I: "Uncleji, time kya hua hai?"
FM: "Mere haath pe ghadi dikti hai kya? Time pooch rahe ho!"
I: "To time kahan se pata karoon? Actually, main train keliye wait kar raha hoon."
FM: "Mujhe pata nahin... Idhar-Udhar dekho. Kahin na kahin to mil hi jaayega."

I assumed he was talking about a clock, and not the train, and proceeded to follow his wise instructions. The quest for the elusive clock in the railway station followed and luckily, I wasn't to be disappointed. Within five minutes, I had indeed zeroed in on the location of a clock. But what I saw alarmed me! The clock (I swear) read: 4:61! I didn't bother checking whether it was A.M. or P.M, of course. Hapless and lost and running out of time, I ran back to the only source of information I had.
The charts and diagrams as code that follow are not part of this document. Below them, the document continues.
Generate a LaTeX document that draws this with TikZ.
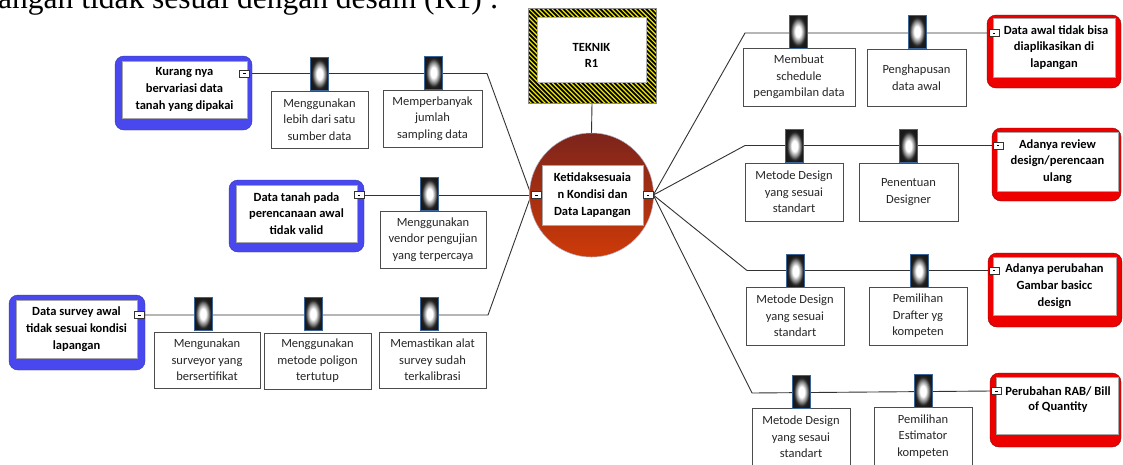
\documentclass[tikz,border=0pt]{standalone}
\usepackage{fontspec}
\setmainfont{Carlito}
\newfontfamily\tnr{Liberation Serif}
\definecolor{bluebox}{RGB}{72,72,238}
\definecolor{redbox}{RGB}{236,0,0}
\definecolor{circtop}{RGB}{124,36,28}
\definecolor{circbot}{RGB}{206,58,8}
\definecolor{hatchy}{RGB}{236,228,0}
\definecolor{clipedge}{RGB}{60,100,150}
\definecolor{conncol}{RGB}{50,50,50}
\pgfdeclareradialshading{clipshade}{\pgfpoint{0bp}{0bp}}{color(0bp)=(white); color(8bp)=(white); color(16bp)=(black!50); color(21bp)=(black!85); color(25bp)=(black!90); color(50bp)=(black!90)}
\pgfdeclarelayer{bg}
\pgfsetlayers{bg,main}
\newcommand\bx[7]{\node[#1, minimum width={#5-#3}, minimum height={#6-#4}] (#2) at ({(#3+#5)/2},{(#4+#6)/2}) {#7};}
\tikzset{
  sub/.style={rectangle, draw=black!70, line width=0.9pt, fill=white, align=center, inner sep=0,
    font=\fontsize{12.5}{16.5}\selectfont, text=black!85},
  inbox/.style={rectangle, draw=black!35, line width=0.5pt, fill=white, align=center, inner sep=0,
    font=\bfseries\fontsize{12.5}{16.8}\selectfont},
  blueout/.style={rectangle, rounded corners=9, fill=bluebox, draw=bluebox!70!black, line width=0.4pt},
  redout/.style={rectangle, rounded corners=9, fill=redbox, draw=redbox!60!black, line width=0.4pt},
  mk/.style={rectangle, draw=black!80, fill=white, line width=0.6pt, minimum width=10, minimum height=7, inner sep=0},
  clipicon/.style={rectangle, draw=clipedge, line width=0.8pt, shade, shading=clipshade, minimum width=18, minimum height=33, inner sep=0},
  conn/.style={draw=conncol, line width=0.9pt},
}
\begin{document}
\begin{tikzpicture}[x=1pt,y=-1pt]
\useasboundingbox (0,0) rectangle (1123,464);
\begin{pgfonlayer}{bg}
\fill[white] (0,0) rectangle (1123,464);
\end{pgfonlayer}
% cut-off heading line
\node[anchor=base west, inner sep=0, font=\tnr\fontsize{31.5}{36}\selectfont] (title) at (-2,8) {angan tidak sesuai dengan desain (R1) :};

% TEKNIK box
\node[minimum width=128, minimum height=95, inner sep=0] (teknik) at (592,55.5) {};
\begin{scope}
\clip (528,8) rectangle (656,103);
\fill[hatchy] (528,8) rectangle (656,103);
\foreach \xx in {420,424.6,...,662} \draw[line width=1.7pt] (\xx,8) -- ++(100,100);
\end{scope}
\draw[black!45, line width=0.5pt] (528,8) rectangle (656,103);
\fill[white] (537,17) rectangle (646,82);
\draw[black!30, line width=0.4pt] (537,17) rectangle (646,82);
\node[font=\bfseries\fontsize{12.5}{16}\selectfont, align=center] (tektext) at (591.5,55) {TEKNIK\\R1};

% center
\node[circle, minimum size=124, inner sep=0, top color=circtop, bottom color=circbot, draw=blue!25!black!30, line width=0.5pt] (circ) at (591.5,195) {};
\bx{inbox}{ctext}{542}{165}{643}{225}{Ketidaksesuaia\\n Kondisi dan\\Data Lapangan}
\node[mk] (lm) at (536.5,195) {\rule{2.5pt}{0.6pt}};
\node[mk] (rm) at (648,195) {\rule{2.5pt}{0.6pt}};

% left problem boxes
\bx{blueout}{b1}{115}{56}{252}{130}{}
\bx{inbox}{b1in}{122}{61}{247}{118}{Kurang nya\\bervariasi data\\tanah yang dipakai}
\bx{blueout}{b2}{229}{180}{364}{252}{}
\bx{inbox}{b2in}{236}{185}{357}{242}{Data tanah pada\\perencanaan awal\\tidak valid}
\bx{blueout}{b3}{9}{295}{145}{370}{}
\bx{inbox}{b3in}{16}{300}{137}{358}{Data survey awal\\tidak sesuai kondisi\\lapangan}
\node[mk] (m1) at (244.5,73.5) {\rule{2.5pt}{0.6pt}};
\node[mk] (m2) at (359,195) {\rule{2.5pt}{0.6pt}};
\node[mk] (m3) at (139.5,315) {\rule{2.5pt}{0.6pt}};

% right problem boxes
\bx{redout}{r1}{987}{15}{1121}{88}{}
\bx{inbox}{r1in}{993}{18}{1115}{77}{\hspace*{4pt}Data awal tidak bisa\\diaplikasikan di\\lapangan}
\bx{redout}{r2}{992}{128}{1121}{201}{}
\bx{inbox}{r2in}{997}{132}{1118}{191}{Adanya review\\design/perencaan\\ulang}
\bx{redout}{r3}{988}{253}{1122}{327}{}
\bx{inbox}{r3in}{993}{257}{1116}{315}{Adanya perubahan\\Gambar basicc\\design}
\bx{redout}{r4}{990}{373}{1121}{447}{}
\bx{inbox}{r4in}{996}{377}{1118}{434}{}
\node[font=\bfseries\fontsize{12.5}{15.5}\selectfont, align=center, inner sep=0] (r4t) at (1058,399.5) {Perubahan RAB/ Bill\\of Quantity};
\node[mk] (rm1) at (994,33) {\rule{2.5pt}{0.6pt}};
\node[mk] (rm2) at (998,145.5) {\rule{2.5pt}{0.6pt}};
\node[mk] (rm3) at (994,270.5) {\rule{2.5pt}{0.6pt}};
\node[mk] (rm4) at (996.5,391) {\rule{2.5pt}{0.6pt}};

% solution boxes (left)
\bx{sub}{s1a}{271}{91}{368}{148}{Menggunakan\\lebih dari satu\\sumber data}
\bx{sub}{s1b}{383}{90}{482}{147}{Memperbanyak\\jumlah\\sampling data}
\bx{sub}{s2}{380}{211}{486}{268}{Menggunakan\\vendor pengujian\\yang terpercaya}
\bx{sub}{s3a}{154}{332}{260}{388}{Mengunakan\\surveyor yang\\bersertifikat}
\bx{sub}{s3b}{264}{333}{371}{389}{Menggunakan\\metode poligon\\tertutup}
\bx{sub}{s3c}{379}{332}{486}{388}{Memastikan alat\\survey sudah\\terkalibrasi}
% solution boxes (right)
\bx{sub}{t1a}{743}{48}{855}{106}{Membuat\\schedule\\pengambilan data}
\bx{sub}{t1b}{867}{49}{966}{106}{Penghapusan\\data awal}
\bx{sub}{t2a}{745}{163}{843}{221}{Metode Design\\yang sesuai\\standart}
\bx{sub}{t2b}{859}{163}{958}{221}{Penentuan\\Designer}
\bx{sub}{t3a}{746}{287}{844}{345}{Metode Design\\yang sesuai\\standart}
\bx{sub}{t3b}{869}{287}{967}{345}{Pemilihan\\Drafter yg\\kompeten}
\bx{sub}{t4a}{752}{408}{850}{466}{Metode Design\\yang sesaui\\standart}
\bx{sub}{t4b}{874}{407}{972}{466}{Pemilihan\\Estimator\\kompeten}

% bend points
\coordinate (k1) at (487,73.5);
\coordinate (k3) at (488,315);
\coordinate (q1) at (745,33);
\coordinate (q2) at (745,145.5);
\coordinate (q3) at (747,270.5);
\coordinate (q4) at (752,393);

\begin{pgfonlayer}{bg}
\draw[conn] (m1.east) -- (k1) -- (lm.west);
\draw[conn] (m2.east) -- (lm.west);
\draw[conn] (m3.east) -- (k3) -- (lm.west);
\draw[conn] (rm.east) -- (q1) -- (rm1.west);
\draw[conn] (rm.east) -- (q2) -- (rm2.west);
\draw[conn] (rm.east) -- (q3) -- (rm3.west);
\draw[conn] (rm.east) -- (q4) -- (rm4.west);
\draw[conn] (teknik.south) -- (circ.north);
\end{pgfonlayer}

% clip icons on connectors
\node[clipicon] (c1a) at (319.5,74) {};
\node[clipicon] (c1b) at (433.5,72.5) {};
\node[clipicon] (c2) at (429.5,194) {};
\node[clipicon] (c3a) at (203,314) {};
\node[clipicon] (c3b) at (313,314) {};
\node[clipicon] (c3c) at (429.5,314) {};
\node[clipicon] (d1a) at (798,31.5) {};
\node[clipicon] (d1b) at (917,31.5) {};
\node[clipicon] (d2a) at (794.5,146) {};
\node[clipicon] (d2b) at (908.5,146) {};
\node[clipicon] (d3a) at (795.5,271) {};
\node[clipicon] (d3b) at (919,271) {};
\node[clipicon] (d4a) at (801.5,392) {};
\node[clipicon] (d4b) at (923,391) {};
\end{tikzpicture}
\end{document}
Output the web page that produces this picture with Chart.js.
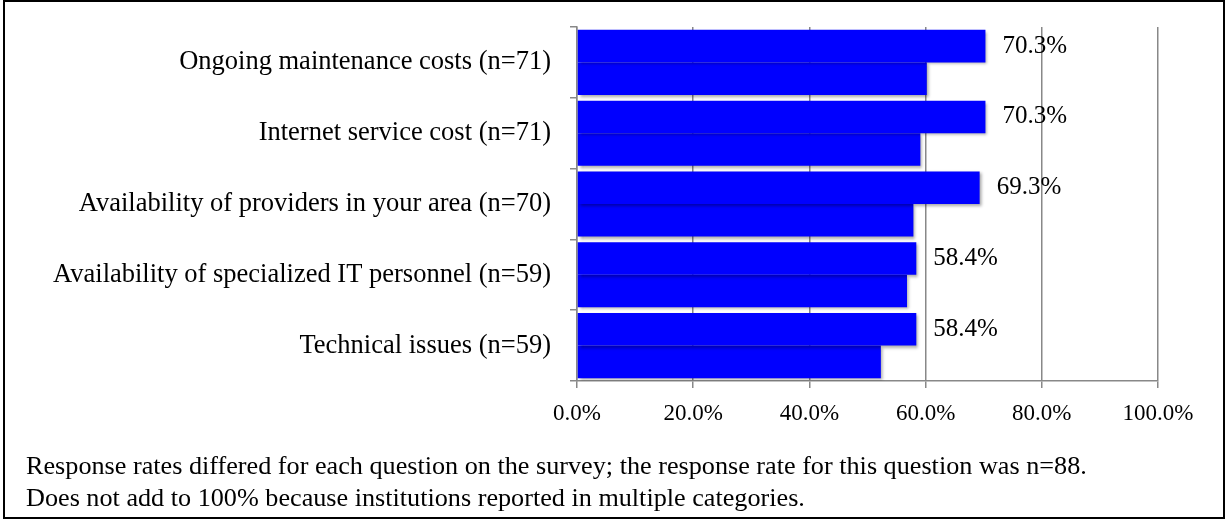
<!DOCTYPE html>
<html>
<head>
<meta charset="utf-8">
<script src="https://cdn.jsdelivr.net/npm/chart.js@4.4.0/dist/chart.umd.min.js"></script>
<style>
  html, body { margin: 0; padding: 0; background: #fff; }
  #wrap { position: relative; width: 1225px; height: 519px; }
  #frame { position: absolute; left: 3px; top: 0px; width: 1218px; height: 515px; border: 2px solid #000; }
  canvas { position: absolute; left: 0; top: 0; }
  .note { position: absolute; left: 26px; font-family: "Liberation Serif", "Times New Roman", serif; font-size: 26.2px; line-height: 26px; color: #000; white-space: nowrap; }
</style>
</head>
<body>
<div id="wrap">
  <div id="frame"></div>
  <canvas id="barChart" width="1225" height="519"></canvas>
  <div class="note" style="top:453px">Response rates differed for each question on the survey; the response rate for this question was n=88.</div>
  <div class="note" style="top:485px">Does not add to 100% because institutions reported in multiple categories.</div>
</div>
<script>
// DATA
const categories = [
  'Ongoing maintenance costs (n=71)',
  'Internet service cost (n=71)',
  'Availability of providers in your area (n=70)',
  'Availability of specialized IT personnel (n=59)',
  'Technical issues (n=59)'
];
const seriesA = [70.3, 70.3, 69.3, 58.4, 58.4];
const seriesB = [60.2, 59.1, 57.9, 56.8, 52.3];
const xTicks = [0, 20, 40, 60, 80, 100];

const serif = '"Liberation Serif", "Times New Roman", serif';
Chart.defaults.color = '#000';
Chart.defaults.font.family = serif;

// shadow under the bars
const barShadow = {
  id: 'barShadow',
  beforeDatasetsDraw(chart) {
    const c = chart.ctx;
    c.save();
    c.shadowColor = 'rgba(0,0,0,0.35)';
    c.shadowBlur = 3;
    c.shadowOffsetX = 2;
    c.shadowOffsetY = 2;
  },
  afterDatasetsDraw(chart) {
    chart.ctx.restore();
  }
};

// percent labels next to the first series
const valueLabels = {
  id: 'valueLabels',
  afterDatasetsDraw(chart) {
    const c = chart.ctx;
    const meta = chart.getDatasetMeta(0);
    c.save();
    c.font = '25px ' + serif;
    c.fillStyle = '#000';
    c.textAlign = 'left';
    c.textBaseline = 'middle';
    meta.data.forEach((bar, i) => {
      c.fillText(seriesA[i].toFixed(1) + '%', bar.x + 17, bar.y);
    });
    c.restore();
  }
};

let ctx = document.getElementById('barChart').getContext('2d');
let chart = new Chart(ctx, {
  type: 'bar',
  data: {
    labels: categories,
    datasets: [
      { data: seriesA, backgroundColor: '#0000FF', borderWidth: 0 },
      { data: seriesB, backgroundColor: '#0000FF', borderWidth: 0 }
    ]
  },
  options: {
    indexAxis: 'y',
    responsive: false,
    animation: false,
    events: [],
    categoryPercentage: 0.92,
    barPercentage: 1.0,
    layout: { padding: { top: 27, right: 67, left: 0, bottom: 0 } },
    plugins: { legend: { display: false }, tooltip: { enabled: false } },
    scales: {
      x: {
        min: 0,
        max: 100,
        afterBuildTicks(scale) {
          scale.ticks = xTicks.map(v => ({ value: v }));
        },
        afterFit(scale) {
          scale.height = 138;
          scale.paddingLeft = 0;
          scale.paddingRight = 0;
        },
        ticks: {
          padding: 12,
          font: { size: 23 },
          callback: v => v.toFixed(1) + '%'
        },
        grid: { color: '#888', lineWidth: 1.5, tickLength: 7 },
        border: { color: '#888', width: 1.5 }
      },
      y: {
        afterFit(scale) {
          scale.width = 577;
          scale.paddingTop = 0;
          scale.paddingBottom = 0;
        },
        ticks: { padding: 19, font: { size: 26.5 } },
        grid: { drawOnChartArea: false, color: '#888', lineWidth: 1.5, tickLength: 7 },
        border: { color: '#888', width: 1.5 }
      }
    }
  },
  plugins: [barShadow, valueLabels]
});
</script>
</body>
</html>
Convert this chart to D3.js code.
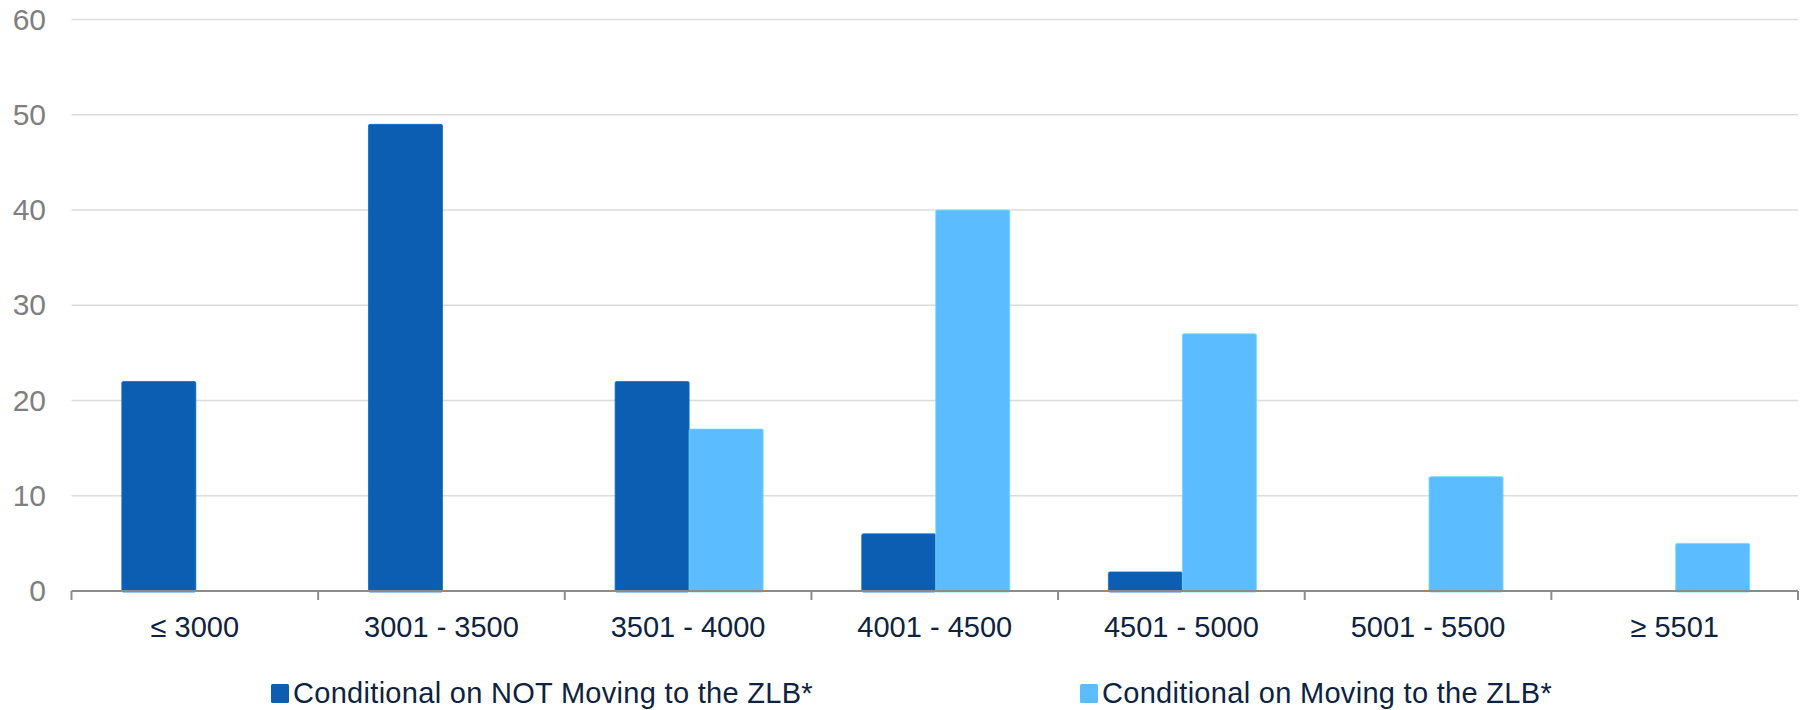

I: "Sirjee, yeh phone ko charge karna hai. Plug-point kahan milega?"
FM: "Kaunsa SIM Card hai?"
(I didn't think it was his business. Nevertheless)
I: "Airtel Prepaid."
FM: "Idhar dekho." (Suddenly switching languages) "The Airtel SIMs of India do not work here. And our SIMs do not work in their states!"

I was so baffled by his latest vocalization that I collapsed on my suitcase. India? Jammu? Passports?!

However, the next few words just about escaped my mouth.

I: "STD or PCO booth? Where can I find one?"
FM: "Arre, samajhte nahin ho tum! Hamara desh bahut gareeb hai... Idhar aapko booth-vooth nahin milne wala."

I was utterly devastated after the chat and began thinking up ways to beg, borrow or steal my way back to R, which seemed like heaven now!

However as the story goes, I travelled a kilometer outside the station premises to locate an open PCO. I made the call and intercepted Dad's train. The remainder of the journey went quite uneventfully with the climb from Katra proving to be a wonderful experiance once again!

I finish off this post rather hurriedly as I have two exams to write tomorrow. Happy Onam to all. Jai mata di.

#1. This is part of my pre-exam stress relief exercise. And yes, I remain sane.
#2. According to the Hindu calendar, I have completed 20 years on this Earth today.
#3. Chelsea is depicting sheer class! Hope it lasts. It's beautiful football.